● **EXERCISE TASK**:
Skipping all pictures, set down the lines of the listing from the first through the one with "1.06, 1.05]".

● **SOURCE DATA**:
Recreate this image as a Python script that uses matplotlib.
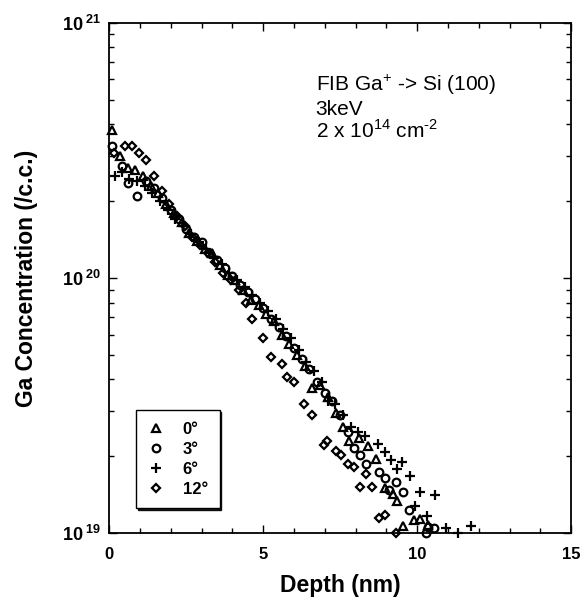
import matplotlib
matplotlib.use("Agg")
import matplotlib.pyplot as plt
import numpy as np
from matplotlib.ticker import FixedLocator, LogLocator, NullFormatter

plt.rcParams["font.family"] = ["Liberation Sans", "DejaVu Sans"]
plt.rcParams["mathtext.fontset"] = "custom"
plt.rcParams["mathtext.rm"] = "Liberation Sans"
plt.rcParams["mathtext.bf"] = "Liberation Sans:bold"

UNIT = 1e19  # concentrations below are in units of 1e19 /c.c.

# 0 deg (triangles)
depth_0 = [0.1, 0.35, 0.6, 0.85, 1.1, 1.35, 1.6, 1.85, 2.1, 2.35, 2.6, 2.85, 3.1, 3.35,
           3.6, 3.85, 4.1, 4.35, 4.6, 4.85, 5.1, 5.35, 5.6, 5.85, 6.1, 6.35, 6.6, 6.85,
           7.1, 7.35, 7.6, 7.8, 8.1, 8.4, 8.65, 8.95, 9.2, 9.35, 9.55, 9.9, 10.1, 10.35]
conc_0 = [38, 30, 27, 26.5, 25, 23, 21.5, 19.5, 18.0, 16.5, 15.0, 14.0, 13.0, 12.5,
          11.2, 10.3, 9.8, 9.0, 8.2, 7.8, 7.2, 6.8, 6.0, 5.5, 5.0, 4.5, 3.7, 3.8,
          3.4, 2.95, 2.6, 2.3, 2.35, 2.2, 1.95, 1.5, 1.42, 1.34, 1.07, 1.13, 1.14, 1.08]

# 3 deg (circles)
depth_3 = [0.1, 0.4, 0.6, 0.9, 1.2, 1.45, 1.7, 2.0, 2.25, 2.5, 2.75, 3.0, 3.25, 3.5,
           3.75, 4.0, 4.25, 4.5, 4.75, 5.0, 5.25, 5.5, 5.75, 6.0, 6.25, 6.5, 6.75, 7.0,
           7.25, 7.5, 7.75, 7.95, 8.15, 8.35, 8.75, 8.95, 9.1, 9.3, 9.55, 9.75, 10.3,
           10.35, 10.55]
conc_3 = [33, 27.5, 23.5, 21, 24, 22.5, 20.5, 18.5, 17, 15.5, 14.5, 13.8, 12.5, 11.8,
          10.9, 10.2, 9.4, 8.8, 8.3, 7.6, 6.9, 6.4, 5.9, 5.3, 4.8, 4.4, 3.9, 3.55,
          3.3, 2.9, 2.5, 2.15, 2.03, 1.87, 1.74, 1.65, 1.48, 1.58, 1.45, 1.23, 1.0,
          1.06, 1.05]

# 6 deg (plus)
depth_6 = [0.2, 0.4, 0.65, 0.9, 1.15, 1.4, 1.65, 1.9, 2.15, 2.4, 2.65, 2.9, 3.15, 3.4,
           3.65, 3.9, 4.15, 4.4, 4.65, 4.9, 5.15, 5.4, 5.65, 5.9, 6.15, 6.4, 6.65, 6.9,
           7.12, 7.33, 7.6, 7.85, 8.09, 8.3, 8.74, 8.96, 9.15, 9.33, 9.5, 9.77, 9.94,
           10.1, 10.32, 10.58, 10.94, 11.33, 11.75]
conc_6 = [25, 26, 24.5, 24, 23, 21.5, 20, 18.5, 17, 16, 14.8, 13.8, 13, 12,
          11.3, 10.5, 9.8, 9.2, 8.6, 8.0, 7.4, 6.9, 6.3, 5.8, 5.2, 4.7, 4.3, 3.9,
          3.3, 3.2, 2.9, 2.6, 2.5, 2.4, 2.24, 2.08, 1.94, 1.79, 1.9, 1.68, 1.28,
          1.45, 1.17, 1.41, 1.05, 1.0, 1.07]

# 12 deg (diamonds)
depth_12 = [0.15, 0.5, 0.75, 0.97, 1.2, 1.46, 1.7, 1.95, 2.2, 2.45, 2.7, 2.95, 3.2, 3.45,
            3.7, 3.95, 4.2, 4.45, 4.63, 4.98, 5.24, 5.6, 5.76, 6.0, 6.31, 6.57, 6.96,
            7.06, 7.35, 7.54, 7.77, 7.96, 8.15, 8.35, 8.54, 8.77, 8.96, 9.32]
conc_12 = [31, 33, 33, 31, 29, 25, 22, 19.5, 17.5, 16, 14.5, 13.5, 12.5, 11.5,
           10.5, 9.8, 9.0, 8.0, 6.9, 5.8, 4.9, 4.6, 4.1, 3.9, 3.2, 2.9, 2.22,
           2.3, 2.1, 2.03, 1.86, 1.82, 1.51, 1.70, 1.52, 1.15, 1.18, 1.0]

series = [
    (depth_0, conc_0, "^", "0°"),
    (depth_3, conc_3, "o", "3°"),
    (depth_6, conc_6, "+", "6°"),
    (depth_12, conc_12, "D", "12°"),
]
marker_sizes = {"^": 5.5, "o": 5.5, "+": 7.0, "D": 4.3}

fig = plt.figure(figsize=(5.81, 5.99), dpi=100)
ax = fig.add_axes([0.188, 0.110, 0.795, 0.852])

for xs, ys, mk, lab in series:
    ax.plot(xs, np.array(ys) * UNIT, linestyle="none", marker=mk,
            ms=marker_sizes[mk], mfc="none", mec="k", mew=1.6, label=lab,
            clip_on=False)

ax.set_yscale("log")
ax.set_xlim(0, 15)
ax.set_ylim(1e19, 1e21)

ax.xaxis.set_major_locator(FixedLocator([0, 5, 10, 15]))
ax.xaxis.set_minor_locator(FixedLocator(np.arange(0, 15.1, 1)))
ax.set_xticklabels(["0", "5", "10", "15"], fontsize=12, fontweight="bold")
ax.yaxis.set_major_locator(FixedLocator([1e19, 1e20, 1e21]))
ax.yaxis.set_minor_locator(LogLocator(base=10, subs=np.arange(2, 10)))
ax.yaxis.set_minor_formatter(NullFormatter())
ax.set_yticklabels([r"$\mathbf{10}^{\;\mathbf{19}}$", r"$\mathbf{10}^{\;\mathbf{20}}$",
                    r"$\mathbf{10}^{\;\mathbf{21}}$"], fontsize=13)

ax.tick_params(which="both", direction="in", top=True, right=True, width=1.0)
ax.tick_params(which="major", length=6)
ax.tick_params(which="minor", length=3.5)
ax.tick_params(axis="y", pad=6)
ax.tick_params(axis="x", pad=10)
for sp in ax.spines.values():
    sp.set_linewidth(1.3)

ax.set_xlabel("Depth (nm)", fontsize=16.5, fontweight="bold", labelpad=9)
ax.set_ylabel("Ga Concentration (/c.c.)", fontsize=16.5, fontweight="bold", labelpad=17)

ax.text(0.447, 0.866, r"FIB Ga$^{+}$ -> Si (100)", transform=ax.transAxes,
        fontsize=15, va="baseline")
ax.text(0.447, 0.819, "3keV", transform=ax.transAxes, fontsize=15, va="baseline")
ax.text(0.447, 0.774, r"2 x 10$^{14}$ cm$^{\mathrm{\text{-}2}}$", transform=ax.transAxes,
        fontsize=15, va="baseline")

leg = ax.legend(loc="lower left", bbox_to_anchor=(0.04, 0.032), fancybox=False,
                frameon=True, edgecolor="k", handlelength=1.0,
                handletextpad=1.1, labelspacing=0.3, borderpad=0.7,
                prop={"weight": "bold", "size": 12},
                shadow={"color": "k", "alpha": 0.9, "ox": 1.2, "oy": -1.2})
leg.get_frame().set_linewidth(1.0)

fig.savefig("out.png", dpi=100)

● **SOLUTION TO THE EXERCISE**:
Recreate this image as a Python script that uses matplotlib.
import matplotlib
matplotlib.use("Agg")
import matplotlib.pyplot as plt
import numpy as np
from matplotlib.ticker import FixedLocator, LogLocator, NullFormatter

plt.rcParams["font.family"] = ["Liberation Sans", "DejaVu Sans"]
plt.rcParams["mathtext.fontset"] = "custom"
plt.rcParams["mathtext.rm"] = "Liberation Sans"
plt.rcParams["mathtext.bf"] = "Liberation Sans:bold"

UNIT = 1e19  # concentrations below are in units of 1e19 /c.c.

# 0 deg (triangles)
depth_0 = [0.1, 0.35, 0.6, 0.85, 1.1, 1.35, 1.6, 1.85, 2.1, 2.35, 2.6, 2.85, 3.1, 3.35,
           3.6, 3.85, 4.1, 4.35, 4.6, 4.85, 5.1, 5.35, 5.6, 5.85, 6.1, 6.35, 6.6, 6.85,
           7.1, 7.35, 7.6, 7.8, 8.1, 8.4, 8.65, 8.95, 9.2, 9.35, 9.55, 9.9, 10.1, 10.35]
conc_0 = [38, 30, 27, 26.5, 25, 23, 21.5, 19.5, 18.0, 16.5, 15.0, 14.0, 13.0, 12.5,
          11.2, 10.3, 9.8, 9.0, 8.2, 7.8, 7.2, 6.8, 6.0, 5.5, 5.0, 4.5, 3.7, 3.8,
          3.4, 2.95, 2.6, 2.3, 2.35, 2.2, 1.95, 1.5, 1.42, 1.34, 1.07, 1.13, 1.14, 1.08]

# 3 deg (circles)
depth_3 = [0.1, 0.4, 0.6, 0.9, 1.2, 1.45, 1.7, 2.0, 2.25, 2.5, 2.75, 3.0, 3.25, 3.5,
           3.75, 4.0, 4.25, 4.5, 4.75, 5.0, 5.25, 5.5, 5.75, 6.0, 6.25, 6.5, 6.75, 7.0,
           7.25, 7.5, 7.75, 7.95, 8.15, 8.35, 8.75, 8.95, 9.1, 9.3, 9.55, 9.75, 10.3,
           10.35, 10.55]
conc_3 = [33, 27.5, 23.5, 21, 24, 22.5, 20.5, 18.5, 17, 15.5, 14.5, 13.8, 12.5, 11.8,
          10.9, 10.2, 9.4, 8.8, 8.3, 7.6, 6.9, 6.4, 5.9, 5.3, 4.8, 4.4, 3.9, 3.55,
          3.3, 2.9, 2.5, 2.15, 2.03, 1.87, 1.74, 1.65, 1.48, 1.58, 1.45, 1.23, 1.0,
          1.06, 1.05]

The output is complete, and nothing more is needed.